When you own your own home, there are many rewards, as well as many responsibilities. If things break, you no longer have a landlord to call who will take care of it. The repairs will be your duty. Luckily if you water heater is the issue, there are several ways to solve the issue. Here are 5 residential water heater troubleshooting tips for homeowners.

  1. Before doing anything, make sure it is safe to proceed with any repairs. First, turn off all power to an electric water heater to prevent any power issues or shock. You can do this by turning off the circuit breaker or you can fuse power the heater. Also, turn the gas pilot control valve to the “pilot” setting. Lastly, make sure that the water supply is shut off while you are working.
  2. Next you should identify the problem. If your issue is that the heater is not producing hot water, you could have a few different problems. First, you gas pilot, the thermocouple or the control vale may be fault. To fix these problems, check the pilot flame for a gas powered heater and be sure pilot operation is working well. You may also re-tighten, replace or reposition the gas thermocouple or replace the gas pilot control valve.
  3. Another problem may be that the heater isn’t producing enough hot water. This may be because the unit is too small for the amount of water needing to be heated up. This is something that should be addressed when you are installing the heater, however if it is a huge issue, you may need to exchange your heater for a larger model that can produce the appropriate amount of hot water for your home’s needs.
  4. Check the flame to make sure the gas supply is appropriate to heat the water enough. A flame of natural gas should be a bright blue color at the tip of the flame with a small amount of yellow tinting. A propane flame, on the other hand, will have a bluish flame with a yellow tint at the tip. If coloring isn’t appropriate you may have an issue with the gas and enough may not be getting into the system to get the water hot enough or consistently warm.
  5. Another issue may be the color of the water. Sometimes faulty heaters produce water with a rusty, orange color. This may be due to corrosion inside the glass-lined tank. It may also be because the sacrificial anode rod is failing. Usually these rods dissolve slowly to reduce rust in the tank, but if they are faulty, the rust may be getting into the water, and harming your tank as well!

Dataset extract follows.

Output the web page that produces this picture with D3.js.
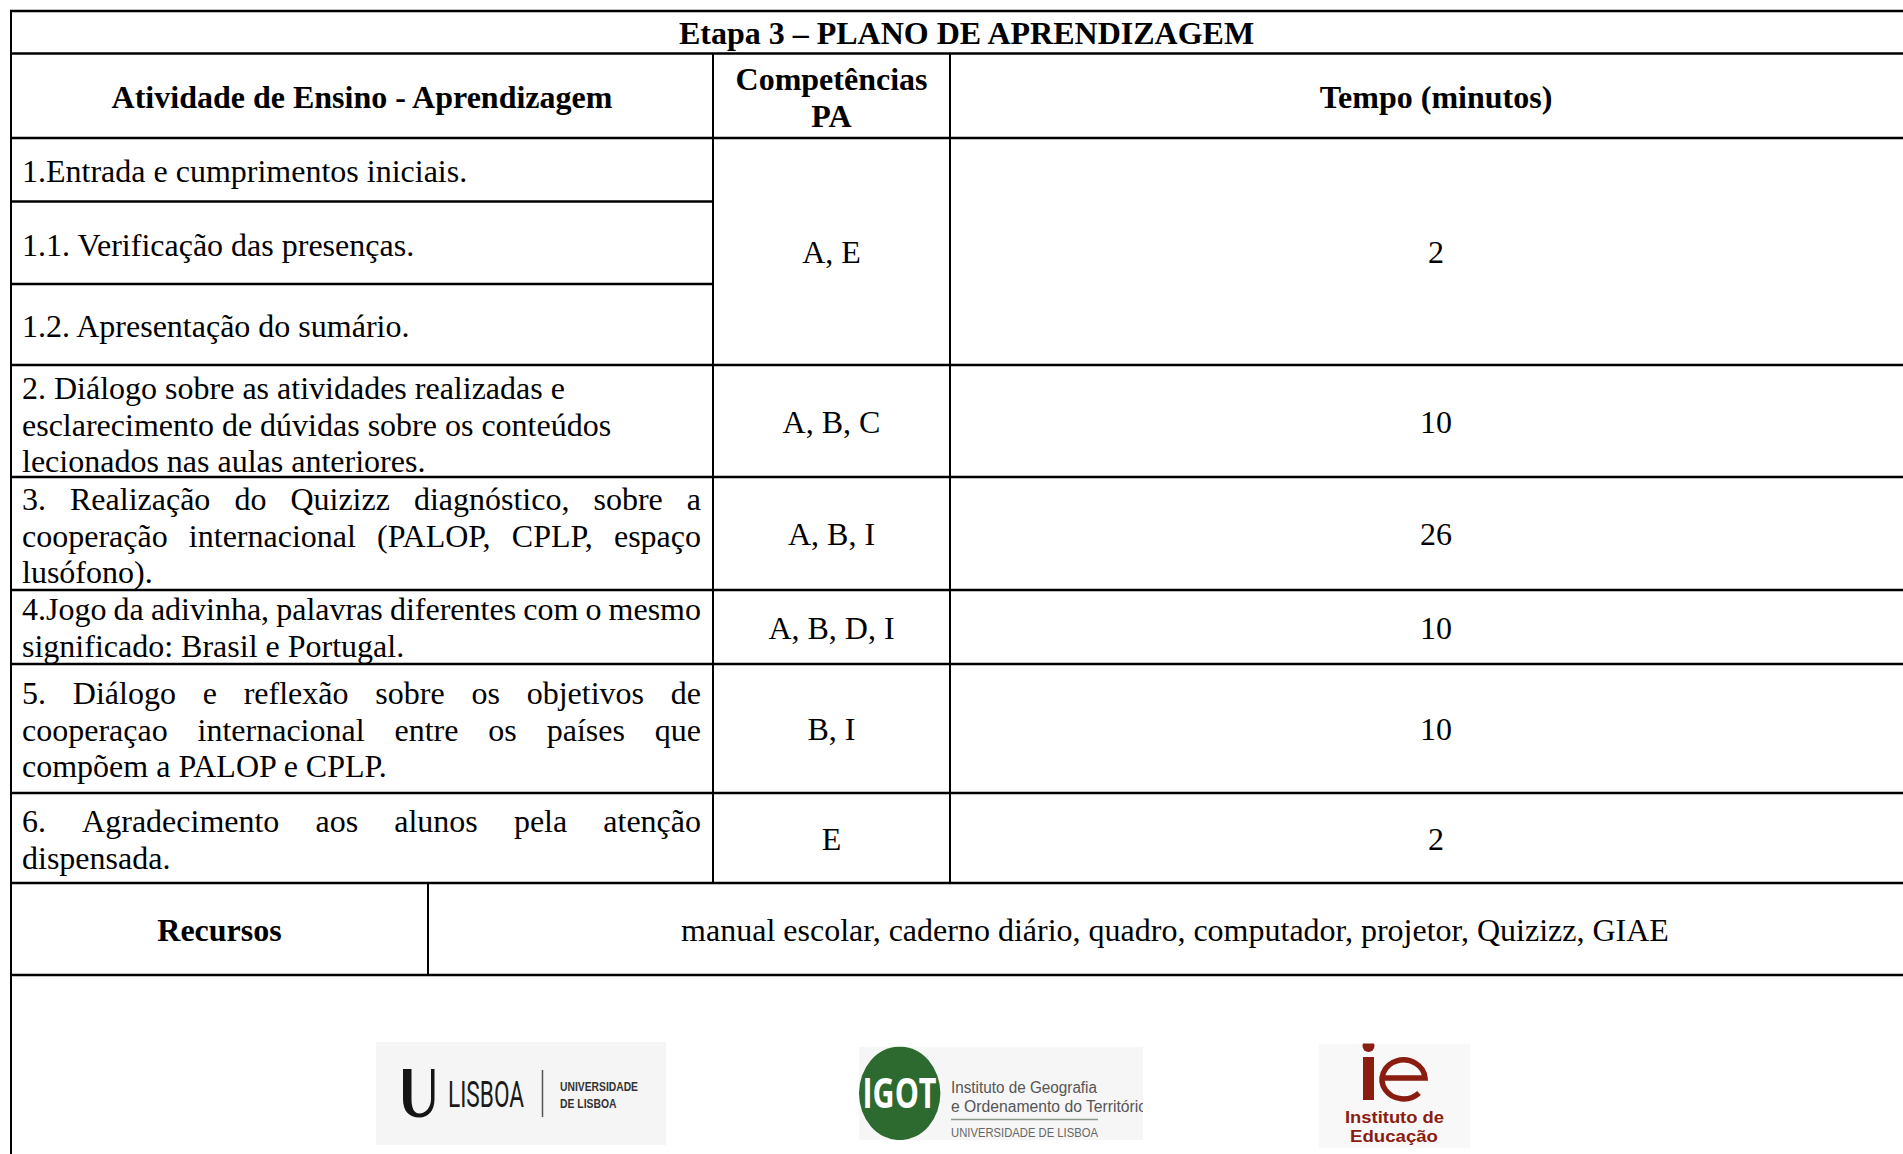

When choosing a home heating option , you often think about the features, but not the complications. All of these tips will ensure that you are able to handle an array of situations that may arise with your residential water heater. If you are sure to turn off the power and water to the heater, you will be able to determine the problem so that you can address and correct it accordingly. In some cases you may be able to solve the problem yourself, however in other cases, you may need to call for professional help.